Y aun eso les debió de parecer insuficiente.
Matar al muerto.
Decapitar al que ya no tiene cabeza.
El mundo de hoy hace lo mismo: los vivos se ensañan con los muertos a los que no pudieron matar. La circularidad de la barbarie de todos los tiempos revolucionarios y antirrevolucionarios.
El 12 de Octubre se abrió el sepulcro de Enrique IV, el lunes 14 por la mañana, la gente lo contemplaba fuera ya de su tumba.
Apareció, ante el estupor de los profanadores, el cuerpo del monarca momificado. En pocas horas, a la momia le faltaron unos dedos y la cabeza.
¿Quién robó la cabeza de Enrique IV? ¿Quién la empuñó para emprender con ella unos macabros viajes a través de una geografía sólo apta para idólatras?
Guillotinar simbólicamente al muerto momificado. ¿Obra de un fanático o de un coleccionista de merchandising?

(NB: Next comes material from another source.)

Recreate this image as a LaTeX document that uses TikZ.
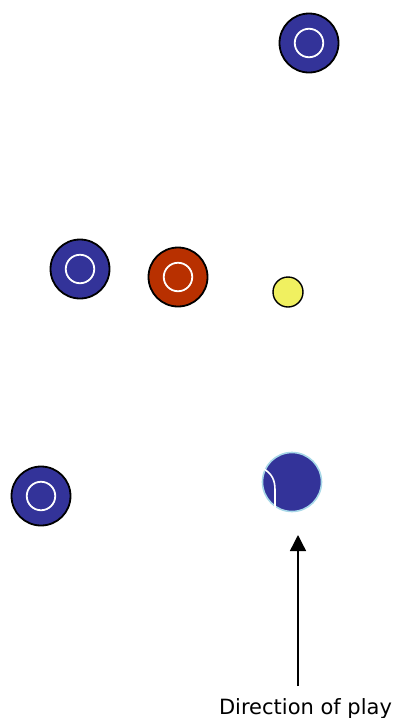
\documentclass[tikz,border=0pt]{standalone}
\usepackage{fontspec}
\setmainfont{DejaVu Sans}
\usetikzlibrary{arrows.meta}
\definecolor{bowlblue}{HTML}{333399}
\definecolor{bowlred}{HTML}{B83000}
\definecolor{jackyellow}{HTML}{F0F060}
\definecolor{rimblue}{HTML}{A8D8E8}
\begin{document}
\begin{tikzpicture}[x=1pt,y=-1pt,
  bowl/.style={circle,draw=black,line width=1.8pt,fill=bowlblue,minimum size=59pt,inner sep=0pt},
  redbowl/.style={bowl,fill=bowlred},
  ring/.style={circle,draw=white,line width=1.8pt,minimum size=28.5pt,inner sep=0pt},
  jack/.style={circle,draw=black,line width=1.4pt,fill=jackyellow,minimum size=30pt,inner sep=0pt},
  lastbowl/.style={circle,draw=rimblue,line width=1.6pt,fill=bowlblue,minimum size=59pt,inner sep=0pt}]
\useasboundingbox (0,0) rectangle (395,718);
\node[bowl] (b1) at (309,43) {};
\node[ring] at (b1) {};
\node[bowl] (b2) at (80,269) {};
\node[ring] at (b2) {};
\node[redbowl] (r1) at (178,277) {};
\node[ring] at (r1) {};
\node[jack] (j) at (288,292) {};
\node[bowl] (b3) at (41,496) {};
\node[ring] at (b3) {};
\node[lastbowl] (b4) at (292,482) {};
\draw[white,line width=1.6pt] (264,469) .. controls (272,474) and (275,480) .. (275,490) -- (275,508);
\node[font=\fontsize{21}{25}\selectfont,anchor=base,inner sep=0pt] (t) at (305.5,714) {Direction of play};
\coordinate (tail) at (298,686);
\coordinate (tip) at (298,535);
\draw[line width=1.4pt,-{Triangle[length=16pt,width=16pt]}] (tail) -- (tip);
\end{tikzpicture}
\end{document}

Existe un pequeñísimo y delicioso relato de terror que Alejandro Dumas escribió en 1849, titulado Las tumbas de Saint-Denis. Se repite el mismo escenario, la misma locura, y el mismo escepticismo doloso ante el género humano. Pero Dumas personaliza a aquellos profanadores. Los humaniza, porque son seres pensantes y no cucarachas los que remueven la tierra y levantan el polvo de los sepulcros.
Dumas reconstruye con gran comicidad la triste historia del obrero que abofeteó a Enrique IV. Aquel pobre diablo ebrio de sangre y libertad se acercó al cuerpo momificado de Enrique IV, que habían apoyado contra una pared del templo.
¿Con qué derecho sigues ahí de pie, cuando se corta la cabeza de los reyes en la Plaza de la Revolución?
Y con su mano derecha abofeteó al cadáver real.
Y cayó el cuerpo. Y la cabeza.
Entre carcajadas y humor negro, Dumas aborda con meditación lo esencial del espejismo revolucionario:
Pobres locos los que no comprenden que los hombres pueden a veces cambiar el futuro... pero jamás el pasado.